SSDT Limitations

In an earlier post I mentioned some of the limitations of SSDT. It’s worth covering them in a little more detail as they are significant.

The most significant issues relate deployment. Deployment for SSDT involves setting up a publish profile with a destination database to upgrade. This gives you the option of either publishing directly to the database or generating a script to run for the deployment.

Maximalist approach (with no control)

SSDT wants to control everything. It isn’t enough for to just control tables, procs, functions and triggers. SSDT also must control Logins, App Roles, Certificates, Groups.
Unfortunately security controls tend to vary by environment. Production will not look like UAT. For SSDT, everything looks the same.
This would all be fine and dandy except that you cannot control whether SSDT will manage these things. You cannot tell SSDT to ignore logins when running upgrades.

This means storing in version control production:

  1. Logins & passwords
  2. app role passwords
  3. master keys for encryption

Other oddments

  • SSDT does not handle multiple file groups.

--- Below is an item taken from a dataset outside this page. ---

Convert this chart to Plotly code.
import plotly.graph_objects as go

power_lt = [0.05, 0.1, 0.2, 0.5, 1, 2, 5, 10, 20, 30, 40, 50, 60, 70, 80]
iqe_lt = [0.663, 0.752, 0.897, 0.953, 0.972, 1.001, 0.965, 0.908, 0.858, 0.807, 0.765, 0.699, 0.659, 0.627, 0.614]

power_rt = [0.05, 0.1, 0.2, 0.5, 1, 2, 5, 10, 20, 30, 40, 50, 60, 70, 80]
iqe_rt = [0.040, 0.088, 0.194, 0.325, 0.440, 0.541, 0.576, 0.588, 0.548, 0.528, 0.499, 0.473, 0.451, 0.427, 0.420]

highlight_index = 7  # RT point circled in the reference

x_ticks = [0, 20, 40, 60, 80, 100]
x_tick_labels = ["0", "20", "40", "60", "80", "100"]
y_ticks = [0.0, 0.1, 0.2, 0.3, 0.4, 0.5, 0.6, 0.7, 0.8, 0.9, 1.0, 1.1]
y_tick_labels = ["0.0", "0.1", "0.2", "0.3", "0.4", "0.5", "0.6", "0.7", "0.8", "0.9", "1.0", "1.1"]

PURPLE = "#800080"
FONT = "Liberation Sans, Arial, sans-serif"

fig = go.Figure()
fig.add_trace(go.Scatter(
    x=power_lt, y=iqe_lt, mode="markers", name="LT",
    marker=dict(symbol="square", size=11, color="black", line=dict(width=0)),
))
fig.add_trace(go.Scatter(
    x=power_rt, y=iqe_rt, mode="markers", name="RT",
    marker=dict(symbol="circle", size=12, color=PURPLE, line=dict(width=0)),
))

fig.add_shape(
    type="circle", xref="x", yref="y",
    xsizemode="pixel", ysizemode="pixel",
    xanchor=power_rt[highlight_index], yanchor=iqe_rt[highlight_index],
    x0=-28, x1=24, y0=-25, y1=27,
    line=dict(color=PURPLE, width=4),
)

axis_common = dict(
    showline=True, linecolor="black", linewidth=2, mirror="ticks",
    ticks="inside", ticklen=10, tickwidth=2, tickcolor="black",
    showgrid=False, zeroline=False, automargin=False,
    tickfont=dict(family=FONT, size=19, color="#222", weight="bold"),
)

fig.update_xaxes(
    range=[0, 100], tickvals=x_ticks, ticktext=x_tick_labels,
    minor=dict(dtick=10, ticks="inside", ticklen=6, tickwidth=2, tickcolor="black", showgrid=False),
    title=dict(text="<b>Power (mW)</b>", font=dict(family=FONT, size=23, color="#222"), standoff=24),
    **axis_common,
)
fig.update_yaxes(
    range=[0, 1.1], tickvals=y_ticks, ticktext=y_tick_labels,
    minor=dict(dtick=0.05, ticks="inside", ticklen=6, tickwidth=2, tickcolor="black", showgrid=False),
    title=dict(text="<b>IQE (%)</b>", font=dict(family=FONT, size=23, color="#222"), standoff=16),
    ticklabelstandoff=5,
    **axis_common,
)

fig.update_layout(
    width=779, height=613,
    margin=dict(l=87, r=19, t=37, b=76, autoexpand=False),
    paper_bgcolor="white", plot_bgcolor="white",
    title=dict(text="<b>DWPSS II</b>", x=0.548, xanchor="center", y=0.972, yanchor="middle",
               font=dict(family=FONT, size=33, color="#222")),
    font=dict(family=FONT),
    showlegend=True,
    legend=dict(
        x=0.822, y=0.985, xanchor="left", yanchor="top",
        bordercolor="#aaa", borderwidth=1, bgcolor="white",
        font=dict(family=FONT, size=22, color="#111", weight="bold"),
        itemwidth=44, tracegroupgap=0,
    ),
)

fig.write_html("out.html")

Because clearly nobody would actually use that in production

Single file generated for upgrades

While SSDT provides the option to upgrade the database in place, but this a somewhat risky option for a production database. It is generally preferred to at least have the option to inspect what will be deployed.

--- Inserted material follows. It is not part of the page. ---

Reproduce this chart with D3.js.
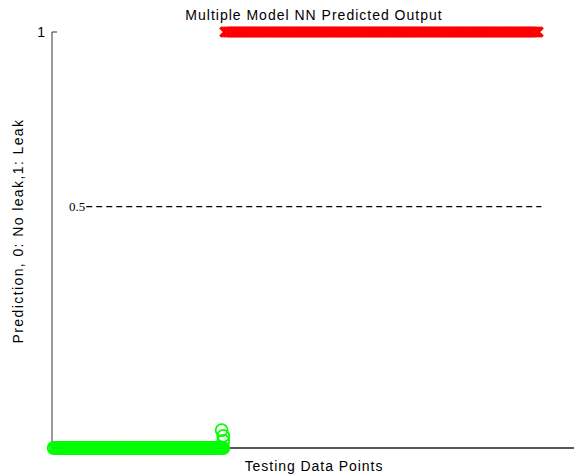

Unfortunately for SSDT the upgrade generates a single file. In practice this means is that if the database upgrade fails for any reason recovery is rather complex. You’ll need to work out where the upgrade script failed and then what action you will take from there.

Conclusion

The product feels rather like a beta release, bringing even a simple project into production will expose some pretty serious limitation.
However the largest issue is more fundamental: the approach where you are expected to trust the magic box to generate a valid upgrade script. It is very easy to generate scripts that will fail to upgrade the database successfully. Earlier versions of Entity Framework had a similar approach, which they’ve now moved away from. The entire approach is fatally flawed.